Aquel día en que Joaquín Vidal volvió chorreando de Las Ventas hubo una foto que él miró, ese mismo día, como miraba las cosas de las que se iba a olvidar, hasta que se fijó en un detalle: "¡Carajo, si no había nadie!". No había nadie alrededor; la fiesta se había hecho para él solo, era el único que aguantó a pie firme en el tendido hasta que el soberano de la feria dijo que así no se podía continuar. Pero él no estaba allí ni de fiesta, sino que estaba como un profesional que sabe que hasta que no pasa el rabo todo es toro, y en cualquier momento puede saltar la liebre y él tenía que contarlo.

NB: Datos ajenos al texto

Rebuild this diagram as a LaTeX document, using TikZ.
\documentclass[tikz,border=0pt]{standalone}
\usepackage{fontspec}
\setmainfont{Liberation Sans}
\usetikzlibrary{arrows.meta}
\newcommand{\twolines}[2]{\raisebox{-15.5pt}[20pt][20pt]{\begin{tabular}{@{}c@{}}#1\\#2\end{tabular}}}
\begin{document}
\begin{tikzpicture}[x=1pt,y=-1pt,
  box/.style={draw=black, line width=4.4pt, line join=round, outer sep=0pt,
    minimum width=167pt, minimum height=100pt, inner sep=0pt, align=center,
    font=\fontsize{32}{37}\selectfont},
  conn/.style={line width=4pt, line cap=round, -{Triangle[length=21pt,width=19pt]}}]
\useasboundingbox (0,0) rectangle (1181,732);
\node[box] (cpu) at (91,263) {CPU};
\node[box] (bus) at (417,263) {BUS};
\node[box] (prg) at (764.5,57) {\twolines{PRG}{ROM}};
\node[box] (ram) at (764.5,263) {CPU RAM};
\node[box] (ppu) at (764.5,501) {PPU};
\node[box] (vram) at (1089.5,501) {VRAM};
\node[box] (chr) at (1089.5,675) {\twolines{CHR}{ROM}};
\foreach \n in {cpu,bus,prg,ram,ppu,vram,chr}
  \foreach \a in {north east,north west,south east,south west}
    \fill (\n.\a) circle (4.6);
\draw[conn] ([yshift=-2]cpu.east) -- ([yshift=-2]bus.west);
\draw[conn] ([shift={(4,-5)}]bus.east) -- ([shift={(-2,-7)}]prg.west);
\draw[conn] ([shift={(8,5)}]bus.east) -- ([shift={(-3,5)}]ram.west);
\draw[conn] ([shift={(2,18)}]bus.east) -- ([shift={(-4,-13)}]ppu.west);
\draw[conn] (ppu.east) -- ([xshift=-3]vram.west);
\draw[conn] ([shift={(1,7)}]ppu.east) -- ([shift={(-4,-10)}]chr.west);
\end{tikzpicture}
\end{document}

A la gente le sorprendía su adjetivación, y le sobrecogían sus metáforas. Le contaban siempre que leían de toros tan sólo porque él escribía las crónicas; pero no sólo por eso le leían, no sólo porque -como dejó escrito Julio Cortázar- fuera un escritor fuera de serie, sorprendente, nutrido con un poder narrativo infrecuente en los que escriben de una especialidad en un diario, sino porque atesoraba una independencia que, cuando él ingresó en la nómina de los escritores taurinos, estaba en entredicho.

Para dejar claro que una cosa era la crítica y otra el comercio en el que inevitablemente se convierte cualquier espectáculo, sólo excepcionalmente se mezcló con toreros o con apoderados. Supo de toda la información taurina, cómo no, la controlaba como nadie, pero dividió los campos con una nitidez que no admitía dudas.

Suya fue la iniciativa de que este periódico acogiera, en los años ochenta, sobre todo, la respiración literaria de la fiesta, que había vuelto a renacer. Muchas temporadas Ángel Sánchez Harguindey y otros que trabajamos en la sección de Cultura, fuimos la correa de transmisión de esos deseos suyos de devolverle el vigor literario a las coberturas taurinas de la feria presente.

Él nos pedía que llamáramos a los escritores de la época, algunos de los cuales siguen colaborando ahora con sus escritos específicamente taurinos, o filotaurinos. Por esta feria pasearon poetas como Ángel González, Caballero Bonald o Francisco Brines, hubo pintores -el primero, Onésimo Anciones, que era su ilustrador favorito, con Luis Fernando Aguirre-, arquitectos, cineastas... Las fotos -Antonio Gabriel, Raúl Cancio, Marisa Flórez, tantos otros- eran cómplices de su mirada, y un día Claudio Álvarez le retrató a él mismo, bajo el diluvio, en un instante que se convirtió en la Redacción en un símbolo del aguante y de la legendaria profesionalidad de Joaquín...

Todos querían conocer a Joaquín Vidal. Recibía más llamadas que cualquiera, y era un líder mediático secreto. Tímido hasta el enrojecimiento, su mundo era el cercano, la radio, el periódico, su casa, sus amigos; aquí, en EL PAÍS, tenía varias estaciones: la cafetería, para pedir un cortado bien cargado con el que subía a la Redacción, ahí le veías, con un bloc de notas bajo el brazo, y el cortado en equilibrio perfecto al extremo de su brazo; la mesa en la que escribía con la fruición de un poseso que tuviera en la cabeza todo lo que habría de decir; el lugar de los tubos, y finalmente la sección de Confección, que era donde libraba su última batalla estética.

La gente apreció mucho lo que escribió de los toros. Lo que no conoce la gente es lo que luchó para que los toros tuvieran en este periódico el espacio que él se ganó reivindicando una fiesta a la que él puso la más alta literatura. Nació en Santander, en 1935, y murió en abril, hace cinco años. Mayo y el aguacero le esperaron para siempre.